It is axiomatic that the amount of child support one pays is calculated, in large part, according to the incomes of the parents of the child(ren) for which support is being sought. As a result, a reduction in one’s income can, and often does, result in a reduction in one’s child support obligation; however, there are times when one experiences a reduction in income and such a reduction does not permit a concomitant reduction in child support. The matter of Grigoruk v. Grigoruk, 912 A.2d 311 (Pa.Super. 2006), helps clarify when one may reduce one’s income and receive a consequent reduction in child support.

In Grigoruk, the mother, for the eight years prior to the opinion that is the subject of this article, was employed in various positions earning between $84,000 and $101,400 a year. She had an extensive education, including a doctorate degree, and had an impressive work history, including working as a certified teacher, school principle and school superintendent. She also served as the chief executive director of the Greater Lehigh Valley Girl Scout Council, earning $90,000 a year. After several years working with the Girl Scouts, the mother chose to take her career in a different direction, and secured a position as a reading specialist earning $52,000.

The mother filed for a modification of her support obligation due to her decline in income and that matter was appealed to Pennsylvania Superior Court, whose decision is the subject of this article.

At a hearing, the mother testified that she spent six months searching for a position and, pursuant to the same, sent out approximately 10 applications for employment. The reading specialist position was the only job application which resulted in a job offer to her. The mother explained during her testimony that she appreciated her new position as it was a less demanding job that would allow her more time to spend with her children.

 The father, of course, argued that the mother’s support obligation ought not be decreased as her reduction in income was potentially voluntary and her earning capacity, on which her support payments would be based, should be assessed according to her higher paying position. Further, the father argued she had an ongoing duty to mitigate her loss of income by continuing to search for a position with an income similar to her history of greater earnings.

Pursuant to Rule 1910.16-2(d)(1), accepting a lower paying job will generally have no effect on a support obligation; however, a party may not voluntarily reduce her income to attempt to circumvent a support obligation. In Grigoruk it was undisputed that the mother did not attempt to reduce her support obligation through securing a lower paying job. ue to a confidentiality agreement, the mother was unable to detail the causes of her separation from the Girl Scouts. As a result, the court assumed she was terminated for willful misconduct. Per the rule cited above, termination for cause can reduce child support if the parent suffering the decline in income mitigates her decreased earnings.

The father argued that a six-month job search which produced only 10 job applications is a paltry effort that hardly qualifies as mitigation. Indeed, the father noted that the mother chose not to pursue positions with similar salaries to her former positions, choosing to investigate lower paying jobs instead.

The court took a different view of the mother’s efforts. The court observed that the mother did apply for “quite a few positions” (including those with a salary similar to her earning history) and that she accepted the first offer that came her way. Indeed, refusing the job offer on the basis that its salary was too low would likely have caused her to be even more exposed to an argument that she did not mitigate her income reduction.

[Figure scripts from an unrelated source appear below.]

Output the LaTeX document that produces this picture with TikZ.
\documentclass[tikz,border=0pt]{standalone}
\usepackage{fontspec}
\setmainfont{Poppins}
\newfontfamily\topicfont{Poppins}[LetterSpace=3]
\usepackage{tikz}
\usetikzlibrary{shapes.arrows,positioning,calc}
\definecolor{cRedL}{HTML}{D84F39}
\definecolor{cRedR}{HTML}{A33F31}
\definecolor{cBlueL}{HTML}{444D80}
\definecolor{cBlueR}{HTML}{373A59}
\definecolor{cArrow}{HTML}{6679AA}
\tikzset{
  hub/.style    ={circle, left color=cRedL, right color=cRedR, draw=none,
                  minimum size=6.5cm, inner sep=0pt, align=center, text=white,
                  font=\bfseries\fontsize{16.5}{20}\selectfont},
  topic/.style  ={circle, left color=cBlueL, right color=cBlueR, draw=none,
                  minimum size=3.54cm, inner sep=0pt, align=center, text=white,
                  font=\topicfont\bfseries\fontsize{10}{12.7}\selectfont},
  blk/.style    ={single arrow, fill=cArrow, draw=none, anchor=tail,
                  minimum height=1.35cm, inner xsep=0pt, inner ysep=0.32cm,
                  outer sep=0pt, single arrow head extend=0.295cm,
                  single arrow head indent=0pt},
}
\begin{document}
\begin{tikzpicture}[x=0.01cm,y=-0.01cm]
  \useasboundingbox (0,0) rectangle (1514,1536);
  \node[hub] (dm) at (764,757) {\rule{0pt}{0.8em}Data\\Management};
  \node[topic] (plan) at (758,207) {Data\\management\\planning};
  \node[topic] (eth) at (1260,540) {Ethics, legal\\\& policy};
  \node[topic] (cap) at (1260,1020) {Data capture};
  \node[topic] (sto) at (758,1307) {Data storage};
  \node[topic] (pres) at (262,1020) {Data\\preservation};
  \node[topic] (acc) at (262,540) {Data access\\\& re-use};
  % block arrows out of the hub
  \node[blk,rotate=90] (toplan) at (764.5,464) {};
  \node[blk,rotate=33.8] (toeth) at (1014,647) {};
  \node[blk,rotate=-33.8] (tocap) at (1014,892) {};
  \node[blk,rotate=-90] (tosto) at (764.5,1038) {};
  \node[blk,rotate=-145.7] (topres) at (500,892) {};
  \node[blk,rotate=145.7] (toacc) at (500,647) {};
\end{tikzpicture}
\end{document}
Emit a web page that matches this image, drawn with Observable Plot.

The father further argued that, regardless of the position the m other accepted, she has a continuing duty to continue to pursue employment offering a salary similar to her employment history.

The court observed that the issue of mitigation had not been addressed in existing case law. In analyzing the arguments, the court held that there was no argument or evidence suggesting that Mother’s reduction compromised the best interests of the children at issue, which is the primary consideration. Their lives have remained substantially the same: they live in the same house, they attend the same private school, and they participate in the same extracurricular activities. Indeed, the mother’s new position also affords her more time to spend with the children, which is in their best interests. Furthermore, the court also ruled that the law, as currently understood, does not require Mother to continue searching for a higher paying job in order to avoid being assessed a higher earning capacity.

The court respected the mother’s decision to commit to a new job which allows her to spend more time with her children and believed that she expended sufficient efforts to find satisfactory employment. Indeed, the court accepted mother’s assertion that continuing her job search could have jeopardized her current employment. The court, as an aside, commented that if the mother has an opportunity for advancement at her new employment, or is offered another job, which carries a higher salary with it, and chooses not to pursue it, there may be an argument to assess her a higher earning capacity.

When it comes to mitigation in child support, the instant case has helped clarify what the law is and how it is to be applied.